Saturday, 10 October 2015

Government should take a holistic approach to crime and punishment

The Prime Minister and the Justice Secretary Michael Gove are making the right noises about prison reform, wrote Nigel Morris in yesterday's Independent. England and Wales would save public money by reducing the prison population ("it costs more than £30,000 a year to keep an offender locked up"). In the short term, more use of electronic tagging could reduce the prison population, as could extension of restorative justice schemes. In the longer term, using prison to reform inmates as well as punish them, would save even more.
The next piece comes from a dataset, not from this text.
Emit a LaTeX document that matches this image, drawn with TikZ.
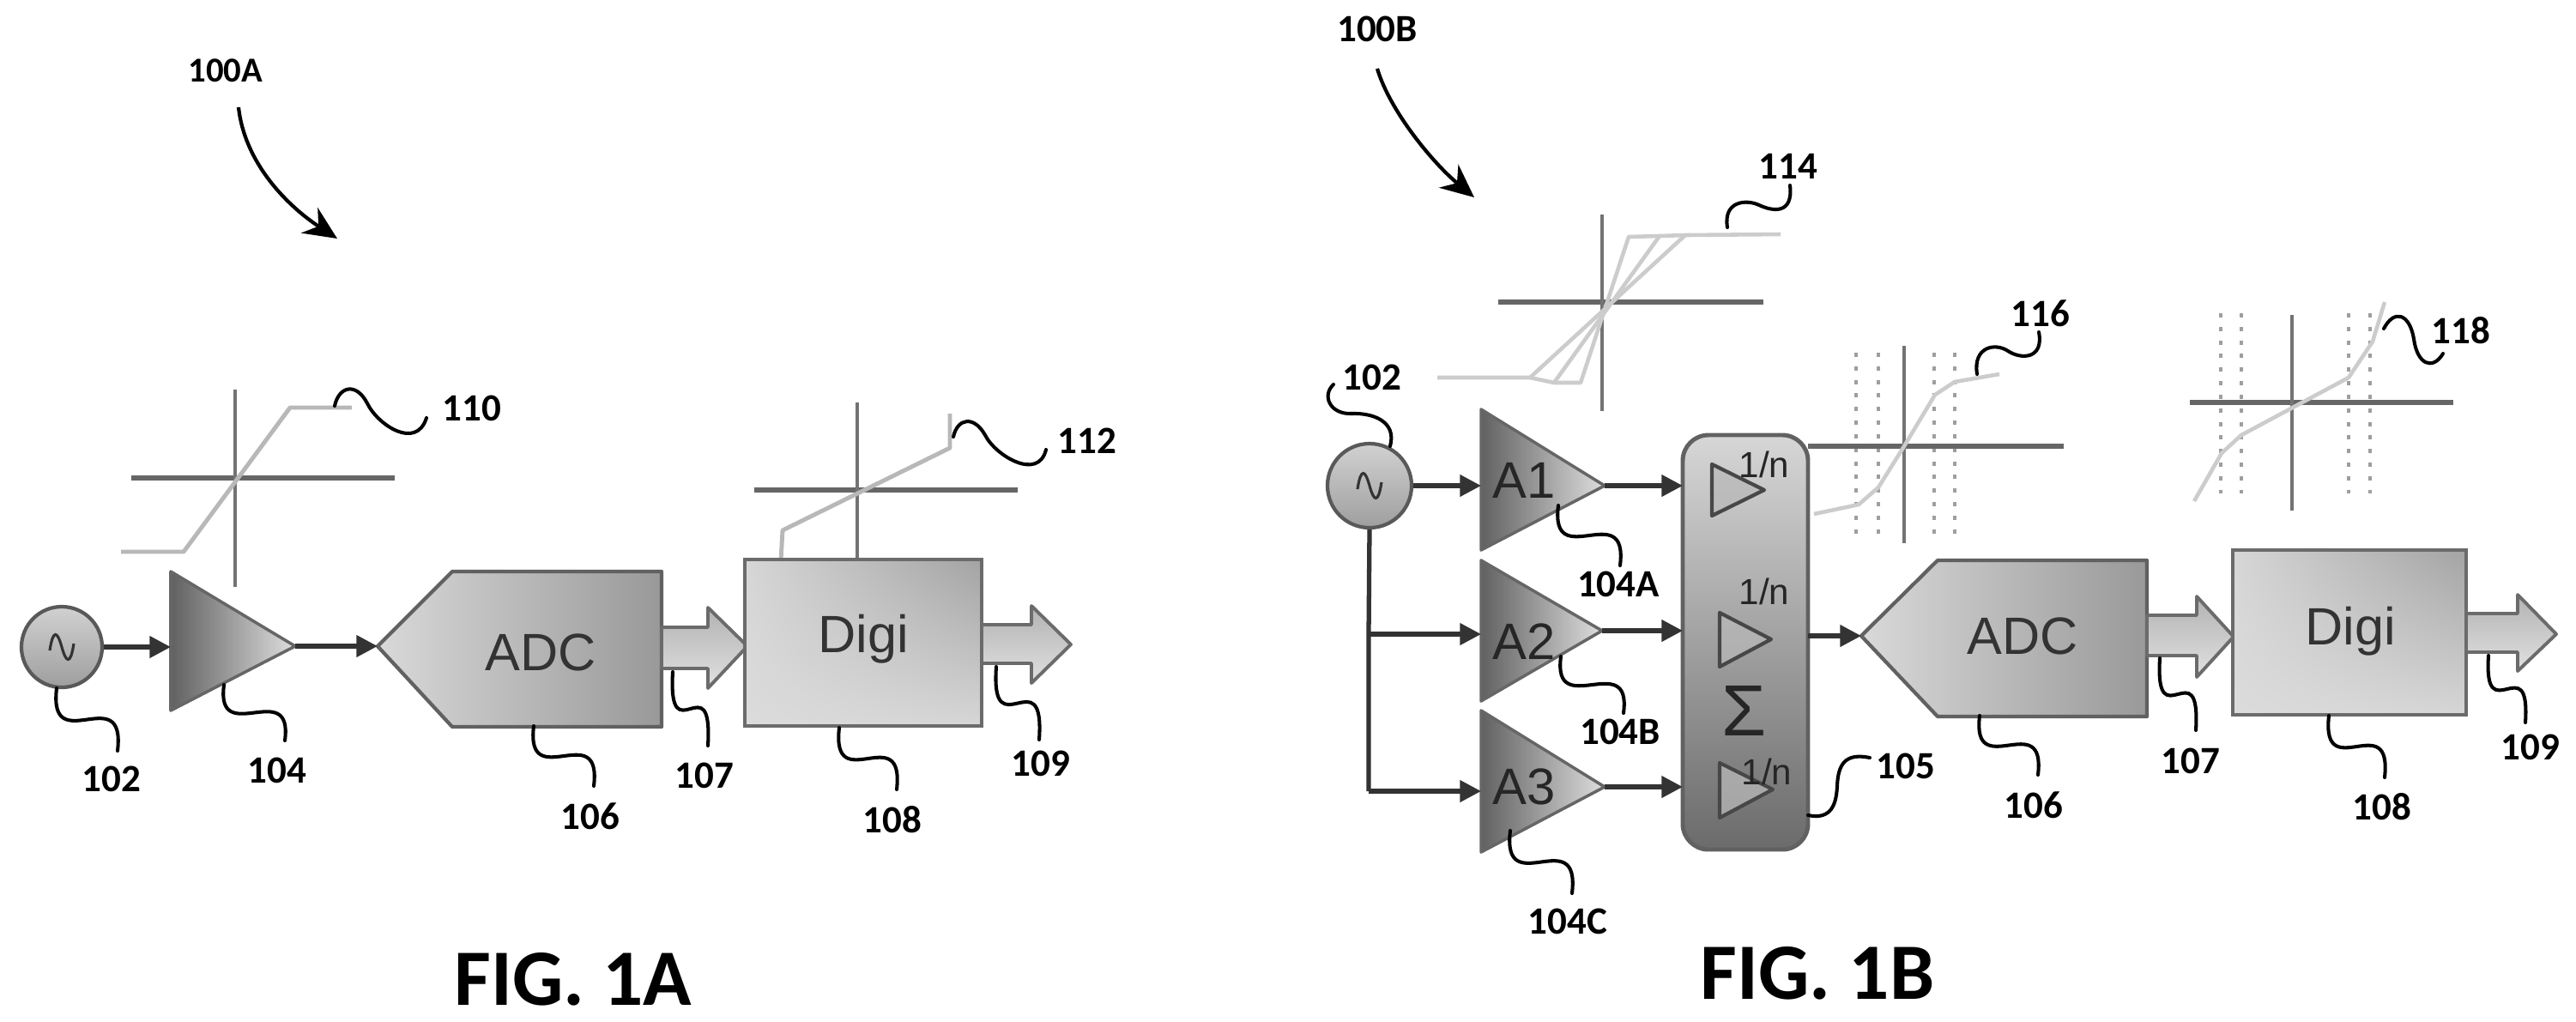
\documentclass[tikz,border=0pt]{standalone}
\usepackage{fontspec}
\setmainfont{Carlito}
\newfontfamily\arialf{Liberation Sans}
\usetikzlibrary{arrows.meta,calc,shadings}
\newcommand{\pxfont}[1]{\fontsize{#1}{#1}\selectfont}
\tikzset{
  x=0.01cm,y=-0.01cm,
  wire/.style={line width=1.5pt,draw=black!80,-{Triangle[length=7pt,width=7pt]}},
  bare/.style={line width=1.5pt,draw=black!80},
  lead/.style={line width=1.15pt,draw=black,line cap=round},
  lab/.style={font=\bfseries\pxfont{12.8pt},inner sep=0pt,text=black},
  fig/.style={font=\bfseries\pxfont{26.5pt},inner sep=0pt,text=black},
  big/.style={font=\arialf\pxfont{17.4pt},inner sep=0pt,anchor=base,text=black!80},
  amp/.style={font=\arialf\pxfont{17pt},inner sep=0pt,anchor=base,text=black!85},
  oneon/.style={font=\arialf\pxfont{12pt},inner sep=0pt,text=black!85},
  axish/.style={line width=1.5pt,draw=black!60},
  axisv/.style={line width=1.2pt,draw=black!55},
  trans/.style={line width=1.4pt,draw=black!28,line join=round},
  transb/.style={line width=1.3pt,draw=black!20,line join=round},
  rail/.style={line width=1.3pt,draw=black!38,dash pattern=on 1.4pt off 3.1pt},
  ampfill/.style={left color=black!62,right color=black!13,draw=black!60,line width=1pt,line join=round},
  adcfill/.style={left color=black!15,right color=black!40,draw=black!62,line width=1.2pt,line join=round},
  digifill/.style={lower left=black!14,lower right=black!16,upper left=black!16,upper right=black!36,draw=black!58,line width=1.2pt},
  barfill/.style={top color=black!30,bottom color=black!12,draw=black!58,line width=1.1pt,line join=round},
  srcfill/.style={circle,minimum size=#1,inner sep=0pt,top color=black!18,bottom color=black!38,draw=black!65,line width=1.2pt},
  inner/.style={fill=black!28,fill opacity=.75,draw=black!72,line width=1.2pt,line join=round},
  sine/.style={line width=.9pt,draw=black!80},
}
% S-shaped leader between two named coordinates
\newcommand{\lead}[5]{%
  \coordinate (#1a) at (#2,#3);
  \coordinate (#1b) at (#4,#5);
  \pgfmathsetmacro{\dxx}{#4-#2}\pgfmathsetmacro{\dyy}{#5-#3}
  \draw[lead] (#1a) .. controls +({-0.14*\dxx},{1.15*\dyy}) and +({0.14*\dxx},{-1.15*\dyy}) .. (#1b);}
\newcommand{\sinewave}[2]{%
  \draw[sine] (#1-14,#2+4) .. controls (#1-10,#2-22) and (#1-5,#2-18) .. (#1,#2) .. controls (#1+5,#2+18) and (#1+10,#2+22) .. (#1+14,#2-4);}
\newcommand{\barrow}[9]{% x0 ytop ybot xhead yheadtop yheadbot xtip ytip name
  \shadedraw[barfill] (#1,#2) -- (#4,#2) -- (#4,#5) -- (#7,#8) -- (#4,#6) -- (#4,#3) -- (#1,#3) -- cycle;
  \coordinate (#9) at (#7,#8);}
\newcommand{\ampl}[8]{% name ytop ybot xtip ytip yin ybaseline text
  \coordinate (#1o) at (#4,#5);
  \coordinate (#1i) at (1726,#6);
  \shadedraw[ampfill] (1726,#2) -- (#1o) -- (1726,#3) -- cycle;
  \node[amp] (#1t) at (1776,#7) {#8};}
\begin{document}
\begin{tikzpicture}
\fill[white] (0,0) rectangle (3002,1190);
\useasboundingbox (0,0) rectangle (3002,1190);

%% ---------- FIG 1A ----------
\node[lab,font=\bfseries\pxfont{11.6pt}] (t100A) at (263,82) {100A};
\coordinate (c100A) at (278,125);
\coordinate (d100A) at (393,278);
\draw[line width=1.2pt,-{Stealth[length=11pt,width=10pt]}] (c100A) .. controls (285,190) and (335,240) .. (d100A);

% plot 110
\coordinate (p110l) at (153,557); \coordinate (p110r) at (460,557);
\coordinate (p110t) at (274,454); \coordinate (p110b) at (274,684);
\draw[axish] (p110l) -- (p110r);
\draw[axisv] (p110t) -- (p110b);
\draw[trans] (141,643) -- (214,643) -- (338,475) -- (410,475);

% plot 112
\coordinate (p112l) at (879,571); \coordinate (p112r) at (1186,571);
\coordinate (p112t) at (999,469); \coordinate (p112b) at (999,653);
\draw[axish] (p112l) -- (p112r);
\draw[axisv] (p112t) -- (p112b);
\draw[trans] (910,653) -- (912,618) -- (1107,522) -- (1107,482);

% amplifier 104
\coordinate (a0t) at (199,666); \coordinate (a0b) at (199,828); \coordinate (a0o) at (344,753);
\coordinate (a0i) at (199,754);
\shadedraw[ampfill] (a0t) -- (a0o) -- (a0b) -- cycle;

% ADC
\coordinate (adc0i) at (440,753);
\shadedraw[adcfill] (adc0i) -- (527,666) -- (771,666) -- (771,847) -- (527,847) -- cycle;
\node[big] (adc0) at (630,781) {ADC};

% block arrow 107
\barrow{771}{731}{779}{825}{708}{802}{871}{753}{ba0}

% Digi
\shadedraw[digifill] (868,652) rectangle (1144,846);
\node[big] (digi0) at (1006,760) {Digi};

% block arrow 109
\barrow{1144}{728}{773}{1202}{706}{796}{1248}{751}{bb0}

% source
\node[srcfill=0.94cm] (src0) at (72,754) {};
\sinewave{72}{754}
\draw[wire] (src0.east) -- (a0i);
\draw[wire] (a0o) -- (adc0i);

% leaders and labels 1A
\node[lab] (t102a) at (130,908) {102};
\node[lab] (t104)  at (323,898) {104};
\node[lab] (t106a) at (688,951) {106};
\node[lab] (t107a) at (821,904) {107};
\node[lab] (t108a) at (1040,955) {108};
\node[lab] (t109a) at (1213,890) {109};
\node[lab] (t110)  at (550,476) {110};
\node[lab] (t112)  at (1267,514) {112};
\lead{l102a}{66}{802}{137}{875}
\lead{l104}{261}{798}{332}{863}
\lead{l106a}{622}{846}{692}{916}
\lead{l107a}{784}{783}{825}{869}
\lead{l108a}{978}{848}{1045}{920}
\lead{l109a}{1161}{777}{1211}{862}
\coordinate (l110a) at (390,473); \coordinate (l110b) at (497,487);
\draw[lead] (l110a) .. controls (395,450) and (415,445) .. (428,470) .. controls (440,495) and (485,525) .. (l110b);
\coordinate (l112a) at (1111,509); \coordinate (l112b) at (1219,524);
\draw[lead] (l112a) .. controls (1116,487) and (1135,484) .. (1148,507) .. controls (1160,531) and (1210,561) .. (l112b);

%% ---------- FIG 1B ----------
\node[lab] (t100B) at (1605,34) {100B};
\coordinate (c100B) at (1605,80);
\coordinate (d100B) at (1718,230);
\draw[line width=1.2pt,-{Stealth[length=11pt,width=10pt]}] (c100B) .. controls (1620,130) and (1670,190) .. (d100B);

% plot 114
\coordinate (p114l) at (1746,352); \coordinate (p114r) at (2055,352);
\coordinate (p114t) at (1867,250); \coordinate (p114b) at (1867,479);
\draw[axish] (p114l) -- (p114r);
\draw[axisv] (p114t) -- (p114b);
\draw[transb] (1675,440) -- (1783,440) -- (1964,274) -- (2075,273);
\draw[transb] (1783,440) -- (1811,446) -- (1934,275) -- (1964,274);
\draw[transb] (1811,446) -- (1842,446) -- (1898,276) -- (1934,275);

% plot 116
\coordinate (p116l) at (2107,520); \coordinate (p116r) at (2405,520);
\coordinate (p116t) at (2219,403); \coordinate (p116b) at (2219,633);
\foreach \xx in {2163,2189,2254,2278} \draw[rail] (\xx,411) -- (\xx,624);
\draw[axish] (p116l) -- (p116r);
\draw[axisv] (p116t) -- (p116b);
\draw[transb] (2114,599) -- (2166,588) -- (2189,568) -- (2219,520) -- (2255,460) -- (2278,445) -- (2330,436);

% plot 118
\coordinate (p118l) at (2552,469); \coordinate (p118r) at (2859,469);
\coordinate (p118t) at (2671,367); \coordinate (p118b) at (2671,595);
\foreach \xx in {2588,2612,2737,2762} \draw[rail] (\xx,365) -- (\xx,575);
\draw[axish] (p118l) -- (p118r);
\draw[axisv] (p118t) -- (p118b);
\draw[transb] (2557,584) -- (2589,528) -- (2612,507) -- (2737,440) -- (2765,398) -- (2779,352);

% amplifiers
\ampl{aA}{477}{641}{1870}{566}{566}{580}{A1}
\ampl{aB}{653}{817}{1867}{735}{739}{768}{A2}
\ampl{aC}{828}{993}{1870}{917}{922}{937}{A3}

% summing block
\shadedraw[top color=black!16,bottom color=black!58,draw=black!62,line width=1.4pt,rounded corners=8.5pt] (1961,507) rectangle (2107,990);
\draw[inner] (1995,541) -- (2056,571) -- (1995,601) -- cycle;
\draw[inner] (2004,714) -- (2064,745) -- (2004,777) -- cycle;
\draw[inner] (2004,889) -- (2066,920) -- (2004,953) -- cycle;
\node[oneon] (n1) at (2056,541) {1/n};
\node[oneon] (n2) at (2056,689) {1/n};
\node[oneon] (n3) at (2059,899) {1/n};
\node[font=\arialf\pxfont{24pt},inner sep=0pt,text=black!85] (sig) at (2033,828) {Σ};

% ADC 1B
\coordinate (adc1i) at (2169,741);
\shadedraw[adcfill] (adc1i) -- (2258,653) -- (2502,653) -- (2502,835) -- (2258,835) -- cycle;
\node[big] (adc1) at (2357,762) {ADC};

% block arrow 107
\barrow{2502}{717}{764}{2560}{695}{789}{2603}{742}{ba1}

% Digi 1B
\shadedraw[digifill] (2602,641) rectangle (2874,833);
\node[big] (digi1) at (2739,751) {Digi};

% block arrow 109
\barrow{2874}{715}{760}{2934}{693}{782}{2979}{739}{bb1}

% source 1B
\node[srcfill=0.98cm] (src1) at (1596,566) {};
\sinewave{1596}{566}
\coordinate (jb) at (1595,739);
\coordinate (jc) at (1595,922);
\draw[bare] (src1.south) -- (jb) -- (jc);
\draw[wire] (src1.east) -- (aAi);
\draw[wire] (jb) -- (aBi);
\draw[wire] (jc) -- (aCi);
\coordinate (sA) at (1961,566);
\coordinate (sB) at (1961,735);
\coordinate (sC) at (1961,917);
\draw[wire] (aAo) -- (sA);
\draw[wire] (aBo) -- (sB);
\draw[wire] (aCo) -- (sC);
\coordinate (sO) at (2107,741);
\draw[wire] (sO) -- (adc1i);

% labels and leaders 1B
\node[lab] (t102b) at (1599,440) {102};
\node[lab] (t104A) at (1886,681) {104A};
\node[lab] (t104B) at (1888,853) {104B};
\node[lab] (t104C) at (1827,1074) {104C};
\node[lab] (t105)  at (2221,893) {105};
\node[lab] (t114)  at (2084,194) {114};
\node[lab] (t116)  at (2378,365) {116};
\node[lab] (t118)  at (2868,385) {118};
\node[lab] (t106b) at (2370,938) {106};
\node[lab] (t107b) at (2553,887) {107};
\node[lab] (t108b) at (2776,940) {108};
\node[lab] (t109b) at (2949,871) {109};
\lead{l104A}{1816}{589}{1888}{659}
\lead{l104B}{1819}{765}{1892}{831}
\lead{l104C}{1760}{968}{1832}{1041}
\lead{l106b}{2307}{834}{2375}{903}
\lead{l107b}{2517}{767}{2559}{851}
\lead{l108b}{2714}{834}{2779}{906}
\lead{l109b}{2900}{764}{2943}{842}
\coordinate (l102a2) at (1620,520); \coordinate (l102b2) at (1554,448);
\draw[lead] (l102a2) .. controls (1628,491) and (1600,481) .. (1575,482) .. controls (1550,483) and (1540,461) .. (l102b2);
\coordinate (l105a) at (2107,950); \coordinate (l105b) at (2179,883);
\draw[lead] (l105a) .. controls (2135,956) and (2140,936) .. (2141,916) .. controls (2142,891) and (2150,877) .. (l105b);
\coordinate (l114a) at (2013,265); \coordinate (l114b) at (2086,216);
\draw[lead] (l114a) .. controls (2008,234) and (2035,232) .. (2050,239) .. controls (2065,246) and (2090,251) .. (l114b);
\coordinate (l116a) at (2304,436); \coordinate (l116b) at (2376,387);
\draw[lead] (l116a) .. controls (2299,404) and (2325,399) .. (2340,409) .. controls (2355,419) and (2382,419) .. (l116b);
\coordinate (l118a) at (2778,383); \coordinate (l118b) at (2847,412);
\draw[lead] (l118a) .. controls (2790,360) and (2808,365) .. (2813,395) .. controls (2817,425) and (2835,432) .. (l118b);

%% ---------- captions ----------
\node[fig] (f1a) at (668,1141) {FIG. 1A};
\node[fig] (f1b) at (2118,1134) {FIG. 1B};
\end{tikzpicture}
\end{document}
Admittedly, staff numbers, both in prison and in probation services, would need to rise in the short term but would fall as reforms bore fruit.

However, as Mr Morris also points out, there is a strong resistance among conservatives (on both sides of the gangway -  witness the extraordinary number of imprisonable offences created by the Blair-Brown governments from 1997 on) to anything that smacks of going soft on crime. It does not help that while he is attempting to reform prisons, Mr Gove's own Department earlier this year imposed a scale of court charges which is likely to encourage dubious guilty pleas. The criminal legal aid budget has been cut. The MoJ is also poised to reduce the number of courts, thus imposing travelling costs on more defendants and witnesses. These are all likely to swell the prison population.

Mr Gove needs to stand firm on his own reform plans, but also reverse those policies which have reduced access to justice.